最高速度310km/hのSUVに秘められた控えめなセンスとは? 3290万円の新型アストンマーティンDBX707は驚異の1台だった!!!
アストンマーティンの「DBX707」の魅力を、大谷達也が考えた! 【写真を見る】超豪華でスーパーな新型DBX707の内外装(92枚)
タイムレスな美しさ
街でアストンマーティンDBXとすれ違うと、知らず知らずのうちにその姿を目で追ってしまう。バランスのとれたプロポーション、有機的な曲線で構成されたスタイリング、そしてSUVなのに“いかつい”気配が一切感じられないその佇まいに、つい心を惹かれてしまうからだ。 私がDBXと初めて対面したのは、まだ正式発売前だった2019年12月のこと。

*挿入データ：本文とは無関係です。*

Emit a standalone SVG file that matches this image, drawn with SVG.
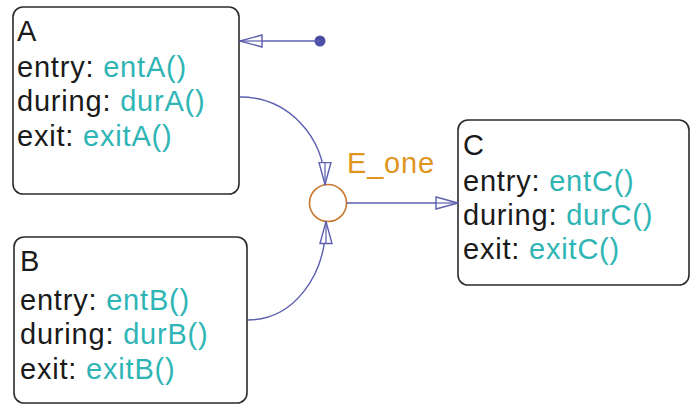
<svg xmlns="http://www.w3.org/2000/svg" width="691" height="405" viewBox="0 0 691 405">
<defs>
<style>
.box{fill:#fff;stroke:#2b2b2b;stroke-width:1.6}
.t{font-family:"Liberation Sans",Arial,sans-serif;font-size:29px;letter-spacing:0.8px;fill:#1a1a1a}
.a{fill:#2fb5b5}
.edge{fill:none;stroke:#5b5fae;stroke-width:1.4}
.lbl{font-family:"Liberation Sans",Arial,sans-serif;font-size:29px;letter-spacing:0.8px;fill:#e0951f}
</style>
<marker id="arr" viewBox="0 0 24 14" refX="23" refY="7" markerWidth="24" markerHeight="14" markerUnits="userSpaceOnUse" orient="auto">
<polygon points="1,1 23,7 1,13" fill="#fff" stroke="#5b5fae" stroke-width="1.4"/>
<line x1="1" y1="7" x2="23" y2="7" stroke="#5b5fae" stroke-width="1.2"/>
</marker>
</defs>
<g id="A">
<rect class="box" x="13" y="7" width="226" height="187" rx="10"/>
<text class="t" x="17" y="41">A</text>
<text class="t" x="17" y="77">entry: <tspan class="a">entA()</tspan></text>
<text class="t" x="17" y="111">during: <tspan class="a">durA()</tspan></text>
<text class="t" x="17" y="146">exit: <tspan class="a">exitA()</tspan></text>
</g>
<g id="B">
<rect class="box" x="14" y="237" width="233" height="166" rx="10"/>
<text class="t" x="20" y="271">B</text>
<text class="t" x="20" y="310">entry: <tspan class="a">entB()</tspan></text>
<text class="t" x="20" y="344">during: <tspan class="a">durB()</tspan></text>
<text class="t" x="20" y="379">exit: <tspan class="a">exitB()</tspan></text>
</g>
<g id="C">
<rect class="box" x="458" y="120" width="231" height="165" rx="10"/>
<text class="t" x="463" y="155">C</text>
<text class="t" x="463" y="191">entry: <tspan class="a">entC()</tspan></text>
<text class="t" x="463" y="225">during: <tspan class="a">durC()</tspan></text>
<text class="t" x="463" y="259">exit: <tspan class="a">exitC()</tspan></text>
</g>
<g id="junction">
<circle cx="328" cy="203" r="18.5" fill="#fff" stroke="#c8782e" stroke-width="1.6"/>
</g>
<g id="connectors">
<circle cx="320" cy="41" r="5.5" fill="#4c4fa6"/>
<path class="edge" d="M320,41 L240,41" marker-end="url(#arr)"/>
<path class="edge" d="M240,97 C288,97 325,137 325,184.5" marker-end="url(#arr)"/>
<path class="edge" d="M248,320 C292,320 326,278 326,221.5" marker-end="url(#arr)"/>
<path class="edge" d="M346.5,203 L458,203" marker-end="url(#arr)"/>
<text class="lbl" x="347" y="173">E_one</text>
</g>
</svg>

ごく限られた数のメディア関係者がそのプロタイプに試乗できるとのことで、たったひとり、中東のオマーンまで旅したときだった。 ここで出会ったDBXプロトタイプは、オフロードテスト中だったために全身ホコリまみれだったけれど、ひと目見ただけで心奪われたデザインの印象は、4年経ったいまもまったく変わらない。イギリス人はタイムレス(「(時が過ぎても)色あせない」「時を超越した」の意味)という言葉が好きだけれど、DBXにはまさにこのタイムレスな美しさがあると思う。 オマーンで乗ったDBXプロトタイプは、クルマのフロントセクションの作りが驚くほど強靱で、このためステアリングを通じて路面の感触が克明に伝わってくる点がSUVとしては新鮮だった。それは、タイヤからドライバーまでの距離が遠く離れたSUVというよりも、走ることだけのために作られたコンパクトなスポーツカーに近い感触だった。 そういえば、当時DBXの開発を指揮していたマット・ベッカーは、アストンマーティンのチーフエンジニアに就任するまで、長年ロータスでスポーツカー開発に携わっていた人物。そんな彼の経歴が、DBXのクルマづくりにも何らかの影響を及ぼしたのかもしれない。
このうえない安心感
いっぽう、今回、私がステアリングを握っていたのは、DBXの高性能版にあたるDBX707である。DBXに搭載されたメルセデスAMG製V8 4.0リッター・ツインターボエンジンの最高出力をスタンダードの550psからモデル名と同じ707psまで引き上げるとともに、駆動系や足まわりもこれに見合った性能のものに置き換えた“世界最速SUV”の1台といって差し支えのないモデルである。 ちなみに、最高出力707psと中途半端な数字にしたのは、アストンマーティンとは切っても切れない関係にある映画『007シリーズ』のイメージを引き継ぐためだったそうだ。 それでも、このDBX707は、街中で乗っても足まわりからゴツゴツとした印象が伝わってくることがほとんどない。もちろん、スタンダードなDBXに比べれば乗り心地ははるかにずっしりとしていて重厚だけれど、最高速度が310km/hにも達するハイパフォーマンスSUVとは思えないくらい快適であることは間違いない。 それとともに驚かされるのがワインディングロードでのハンドリングである。たとえばコーナーに進入する際のローリング(遠心力でクルマのボディが傾くこと)は、一般的なSUVのようにボディから遠く離れたところを中心にしてボディが傾くというよりも、腰の真下に回転軸があるような感覚で、実に小気味がいい動きを見せる。おかげでボディの重みが4本のタイヤでしっかりと支えられる姿勢となり、ドライバーにこのうえない安心感をもたらしてくれるのだ。